(VOVWORLD) - Pour les Tày de la province septentrionale de Cao Bang, Phu Ngoc est le haut-lieu du tissage de brocatelles.
Photo Thu Hang/VOV5
|
Les brocatelles Tày disposent d’un fond blanc opaque sur lequel surgissent des motifs résultant d’une parfaite harmonie entre couleurs claires et sombres, chaudes et froides. Selon Hoàng Thi Nhuân, qui est une spécialiste de la culture Tày, ces motifs traduisent la conception de l’Univers de cette ethnie.
«Dans la conception des Tày, l’Univers est comme une fleur dont les huit pétales correspondent aux huit principales directions: nord, sud, est, ouest, nord-est, nord-ouest, sud-est, sud-ouest», explique-t-elle. «Leurs motifs de décoration sont d’ailleurs essentiellement des fleurs.
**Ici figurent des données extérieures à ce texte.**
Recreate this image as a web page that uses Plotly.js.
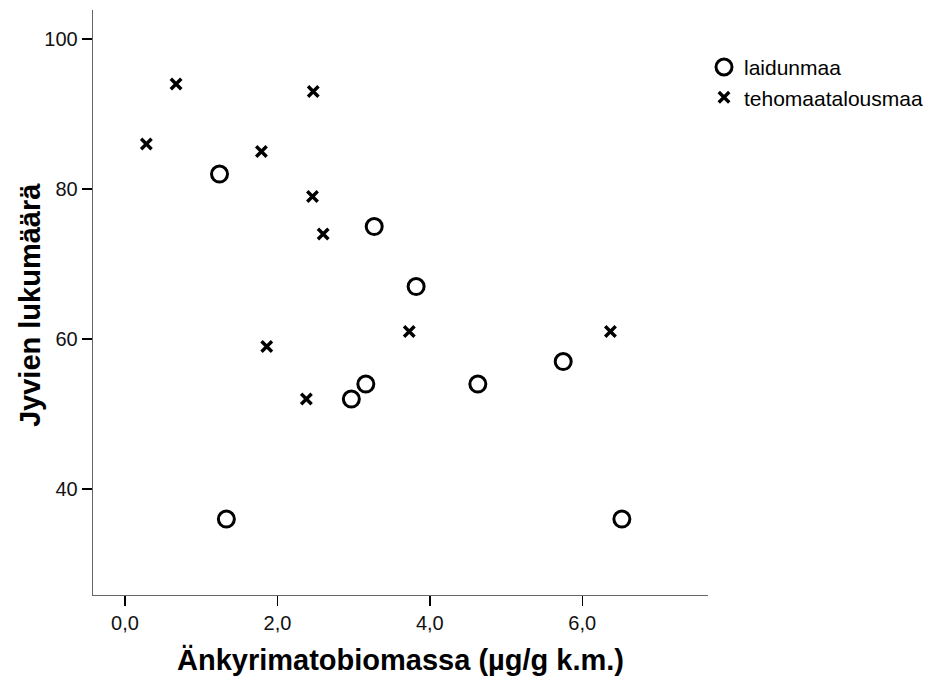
<!DOCTYPE html>
<html>
<head>
<meta charset="utf-8">
<script src="https://cdn.plot.ly/plotly-3.0.1.min.js"></script>
<style>html,body{margin:0;padding:0;background:#fff;}#chart{width:933px;height:682px;}</style>
</head>
<body>
<div id="chart"></div>
<script>
// laidunmaa (circles)
const laidunX = [1.24, 1.33, 2.97, 3.16, 3.27, 3.82, 4.63, 5.75, 6.52];
const laidunY = [82, 36, 52, 54, 75, 67, 54, 57, 36];
// tehomaatalousmaa (crosses)
const tehoX = [0.28, 0.67, 1.79, 2.47, 2.46, 2.60, 1.86, 2.38, 3.73, 6.37];
const tehoY = [86, 94, 85, 93, 79, 74, 59, 52, 61, 61];
const xTickVals = [0, 2, 4, 6];
const xTickText = ["0,0", "2,0", "4,0", "6,0"];
const yTickVals = [40, 60, 80, 100];
const yTickText = ["40", "60", "80", "100"];
const yTitle = 'Jyvien lukumäärä';

const traces = [
  {
    type: 'scatter', mode: 'markers', name: 'laidunmaa',
    x: laidunX, y: laidunY,
    marker: {symbol: 'circle-open', size: 16, color: '#000', line: {width: 3, color: '#000'}}
  },
  {
    type: 'scatter', mode: 'markers', name: 'tehomaatalousmaa',
    x: tehoX, y: tehoY,
    marker: {symbol: 'x-thin-open', size: 10.5, color: '#000', line: {width: 3.4, color: '#000'}}
  }
];

const layout = {
  width: 933, height: 682,
  margin: {l: 93, r: 225, t: 10, b: 87, autoexpand: false},
  paper_bgcolor: '#fff', plot_bgcolor: '#fff',
  font: {family: '"Liberation Sans", Arial, sans-serif', color: '#000', size: 16},
  xaxis: {
    range: [-0.42, 7.65], showgrid: false, zeroline: false,
    showline: true, linecolor: '#666', linewidth: 1.3,
    ticks: 'outside', ticklen: 10, tickcolor: '#000', tickwidth: 1.5,
    tickvals: xTickVals, ticktext: xTickText,
    tickfont: {size: 20, color: '#111'},
    title: {text: 'Änkyrimatobiomassa (µg/g k.m.)', font: {size: 29, color: '#000', weight: 'bold'}, standoff: 16}
  },
  yaxis: {
    range: [25.87, 103.87], showgrid: false, zeroline: false,
    showline: true, linecolor: '#666', linewidth: 1.3,
    ticks: 'outside', ticklen: 10, tickcolor: '#000', tickwidth: 1.5,
    tickvals: yTickVals, ticktext: yTickText,
    tickfont: {size: 20, color: '#111'}
  },
  annotations: [{
    text: yTitle, xref: 'paper', yref: 'paper',
    x: -0.1024, y: 0.4957, xanchor: 'center', yanchor: 'middle',
    textangle: -90, showarrow: false,
    font: {size: 29, color: '#000', weight: 'bold'}
  }],
  legend: {
    x: 0.9935, xanchor: 'left', y: 0.937, yanchor: 'top',
    font: {size: 21, color: '#000'}, itemwidth: 30, tracegroupgap: 0,
    bgcolor: 'rgba(0,0,0,0)'
  },
  showlegend: true
};

Plotly.newPlot('chart', traces, layout, {displayModeBar: false, staticPlot: true});
</script>
</body>
</html>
Des fleurs de couleurs éclatantes surgissent sur fond de fleurs de couleurs ternes qui représentent la Terre. Il faut savoir que dans l’esthétique Tày, tout ce qui surgit sur Terre est de couleur éclatante».
Photo Thu Hang/VOV5 |
Les Tày comptent à l’origine une bonne vingtaine de motifs de fleurs et d’animaux. Les différentes générations de tisserandes - puisqu’il s’agit traditionnellement d’une affaire de femmes - n’ont cessé d’enrichir ce patrimoine, comme nous l’affirme Nông Thi Thuoc qui a reçu le titre d’artisane populaire.
«Nous avons inventé et continuons d’inventer de nouveaux motifs de décoration pour mieux être dans l’air du temps. Nous y pensons à tout moment, même en allant au champ. Nous imaginons le motif et réfléchissons sur les couleurs, sur le nombre de fils nécessaires et sur la manière de les entrelacer», précise-t-elle.
Nông Thi Thuoc - Photo Thu Hang/VOV5 |
Dans cette commune, Luông Noi est le seul village qui puisse se targuer d’avoir su préserver toute la quintessence du savoir-faire traditionnel. Ses maisons sur pilotis abritent une trentaine de métiers à tisser. Ce village cinq fois centenaire fait désormais partie des attractions majeures du parc géologique de Non Nuoc Cao Bang, un site classé au patrimoine mondial de l’UNESCO.
Les femmes Tày tissent leurs couvertures, leur portes-bébé, leurs draps et leurs vêtements. Si leur métier à tisser, en bois et en bambou, reste aussi rudimentaire qu’il l’était du temps de leurs ascendantes, leur technicité force l’admiration. Tout est question d’imagination. Les tisserandes reproduisent les motifs de décoration sans recourir à aucun modèle, affirme Nông Thi Thuoc.
«Avant de tisser, nous devons calculer mentalement combien il nous faudra de fils et de couleurs pour reproduire tel ou tel motif. Certains motifs nécessitent seulement une vingtaine de tiges de bambou, d’autres des centaines pour fixer les fils», explique-t-elle.
En effet, les Tày de Cao Bang utilisent des tiges de bambou pour fixer les fils sur leur métier à tisser. À chaque configuration de tiges de bambou correspond un motif décoratif. Chaque fois qu’elles veulent changer de motif, elles doivent changer l’installation des tiges.
Et c’est comme cela que les Tày préservent leur savoir-faire ancestral qui aujourd’hui a acquis d’autres valeurs, économique et touristique.